--- start of STORED DATA ---

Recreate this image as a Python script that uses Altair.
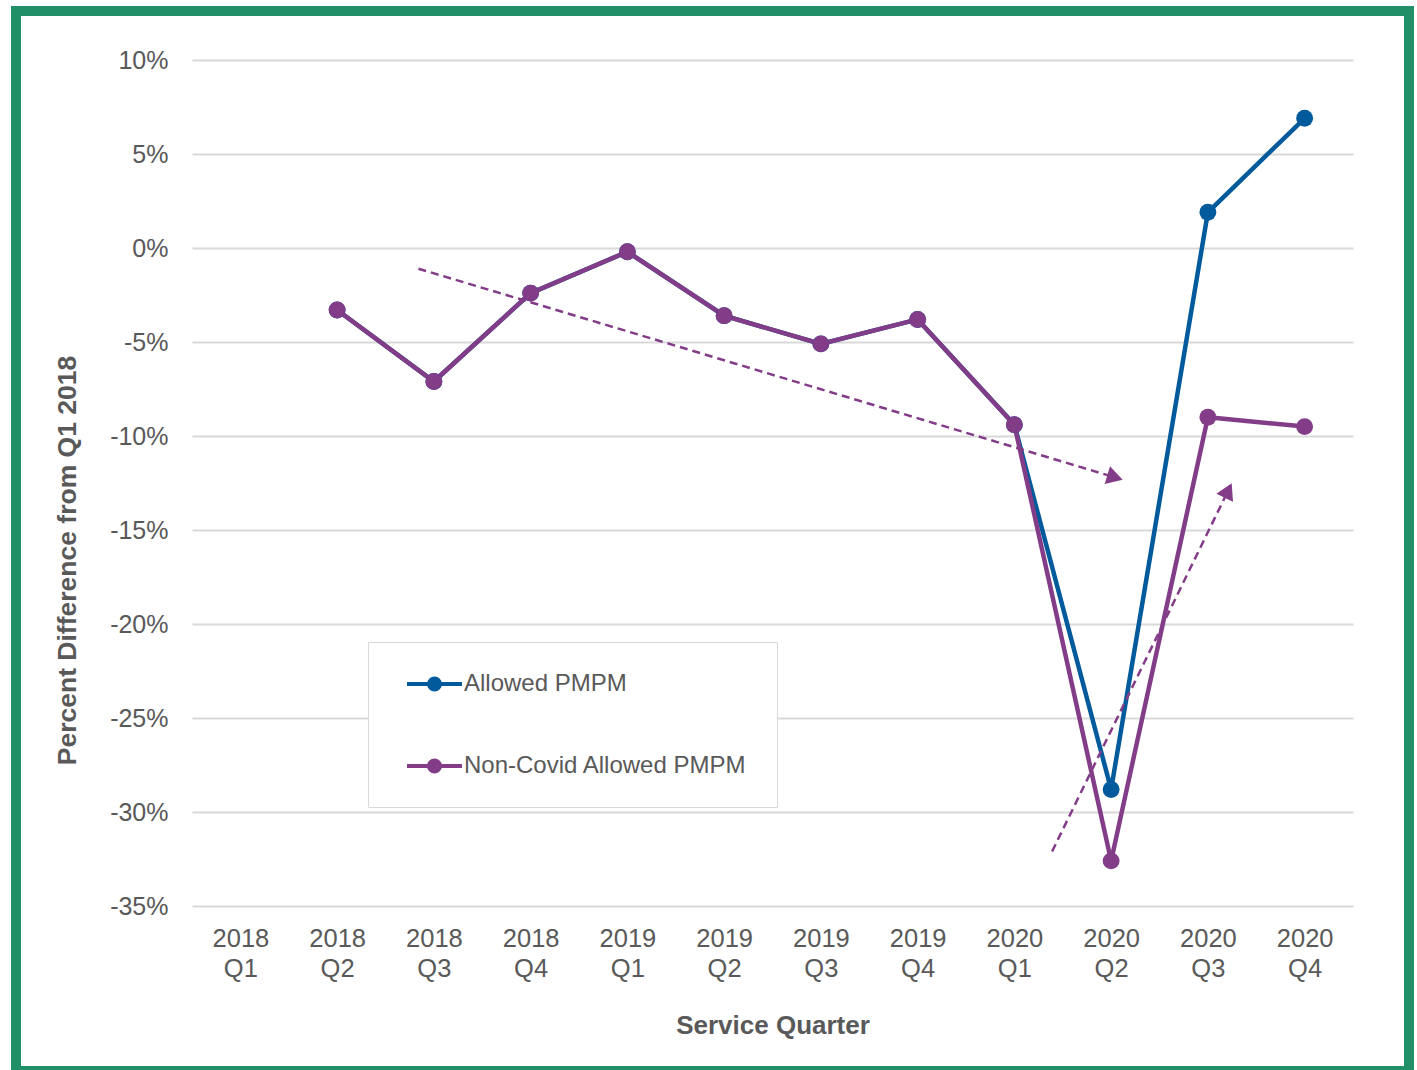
import math
import altair as alt
import pandas as pd

# ---------------- data ----------------
quarters = ["2018 Q1", "2018 Q2", "2018 Q3", "2018 Q4",
            "2019 Q1", "2019 Q2", "2019 Q3", "2019 Q4",
            "2020 Q1", "2020 Q2", "2020 Q3", "2020 Q4"]
series_names = ["Allowed PMPM", "Non-Covid Allowed PMPM"]
allowed = [None, -3.3, -7.1, -2.4, -0.2, -3.6, -5.1, -3.8, -9.4, -28.8, 1.9, 6.9]
non_covid = [None, -3.3, -7.1, -2.4, -0.2, -3.6, -5.1, -3.8, -9.4, -32.6, -9.0, -9.5]
y_ticks = [10, 5, 0, -5, -10, -15, -20, -25, -30, -35]

# dashed trend arrows (quarter index, percent)
arrow_x_start = [1.84, 8.39]
arrow_y_start = [-1.1, -32.1]
arrow_x_end = [9.04, 10.21]
arrow_y_end = [-12.2, -12.9]

colors = ["#005A9C", "#833C87"]
text_color = "#595959"
font = "Liberation Sans"

# ---------------- tables ----------------
rows = []
for name, vals in zip(series_names, [allowed, non_covid]):
    for i, v in enumerate(vals):
        if v is not None:
            rows.append({"idx": i, "quarter": quarters[i], "series": name, "value": v})
df = pd.DataFrame(rows)

W, H = 1161, 846
x_dom = [-0.5, len(quarters) - 0.5]
y_dom = [min(y_ticks), max(y_ticks)]
px_x = W / (x_dom[1] - x_dom[0])
px_y = H / (y_dom[1] - y_dom[0])

arrows = pd.DataFrame({"x0": arrow_x_start, "y0": arrow_y_start,
                       "x1": arrow_x_end, "y1": arrow_y_end})
arrows["angle"] = [
    math.degrees(math.atan2(-(b1 - b0) * px_y, (a1 - a0) * px_x)) % 360
    for a0, b0, a1, b1 in zip(arrow_x_start, arrow_y_start, arrow_x_end, arrow_y_end)
]

label_expr = "[" + ",".join(
    "['%s','%s']" % tuple(q.split(" ")) for q in quarters) + "][datum.value]"

x_scale = alt.Scale(domain=x_dom, nice=False, zero=False)
y_scale = alt.Scale(domain=y_dom, nice=False, zero=False)

x_axis = alt.Axis(values=list(range(len(quarters))), labelExpr=label_expr,
                  title="Service Quarter", grid=False, domain=False, ticks=False,
                  labelFontSize=25.5, labelColor=text_color, labelFont=font,
                  labelPadding=20, labelLineHeight=30,
                  titleFontSize=26, titleFont=font, titleFontWeight="bold",
                  titleColor=text_color, titlePadding=31)
y_axis = alt.Axis(values=y_ticks, labelExpr="datum.value + '%'",
                  title="Percent Difference from Q1 2018",
                  grid=True, gridColor="#d9d9d9", gridWidth=2,
                  domain=False, ticks=False,
                  labelFontSize=25, labelColor=text_color, labelFont=font,
                  labelPadding=24,
                  titleFontSize=26.5, titleFont=font, titleFontWeight="bold",
                  titleColor=text_color, titlePadding=28, titleY=500)

# line-with-dot legend glyph; the lone move-to points only widen its layout box
legend_symbol = ("M0,-1M11.69,0.71M-1,0L1,0"
                 "M0.2,0A0.2,0.2,0,1,1,-0.2,0A0.2,0.2,0,1,1,0.2,0"
                 "M0.1,0A0.1,0.1,0,1,1,-0.1,0A0.1,0.1,0,1,1,0.1,0"
                 "M0.02,0A0.02,0.02,0,1,1,-0.02,0A0.02,0.02,0,1,1,0.02,0")

color_scale = alt.Scale(domain=series_names, range=colors)

base = alt.Chart(df).encode(
    x=alt.X("idx:Q", scale=x_scale, axis=x_axis),
    y=alt.Y("value:Q", scale=y_scale, axis=y_axis),
)

lines = base.mark_line(strokeWidth=4.5).encode(
    color=alt.Color("series:N", scale=color_scale, legend=alt.Legend(
        orient="none", legendX=176, legendY=582, title=None,
        symbolType=legend_symbol, symbolSize=3025, symbolStrokeWidth=4,
        labelFontSize=24, labelColor=text_color, labelFont=font, labelLimit=500,
        padding=12.5, symbolOffset=24.5, labelOffset=0, rowPadding=18,
        strokeColor="#d9d9d9", fillColor="white", direction="vertical")),
    detail="series:N",
)
points = base.mark_circle(size=285, opacity=1).encode(
    color=alt.Color("series:N", scale=color_scale, legend=None),
)

rules = alt.Chart(arrows).mark_rule(
    strokeDash=[8, 5], strokeWidth=2.5, color=colors[1]
).encode(
    x=alt.X("x0:Q", scale=x_scale), x2="x1:Q",
    y=alt.Y("y0:Q", scale=y_scale), y2="y1:Q",
)
heads = alt.Chart(arrows).mark_point(
    shape="triangle-right", filled=True, size=340, opacity=1, color=colors[1]
).encode(
    x=alt.X("x1:Q", scale=x_scale),
    y=alt.Y("y1:Q", scale=y_scale),
    angle=alt.Angle("angle:Q", scale=None),
)

border = alt.Chart(alt.Data(values=[{}])).mark_rect(
    fillOpacity=0, stroke="#218F68", strokeWidth=10
).encode(
    x=alt.value(-176), x2=alt.value(1217),
    y=alt.value(-49), y2=alt.value(1011),
)

chart = alt.layer(border, lines, points, rules, heads).properties(
    width=W, height=H,
    autosize=alt.AutoSizeParams(type="none"),
    padding={"left": 192, "top": 60, "right": 1417 - 192 - W, "bottom": 1070 - 60 - H},
    background="white",
).configure_view(stroke=None)

chart.save("out.html", embed_options={"renderer": "svg", "actions": False})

--- end of STORED DATA ---

» WHAT IS REQUIRED: Every line from the top of the material above through the line with "import pandas as pd" should be duplicated exactly, please; leave out the pictures.

» EXERCISE ANSWER:
Recreate this image as a Python script that uses Altair.
import math
import altair as alt
import pandas as pd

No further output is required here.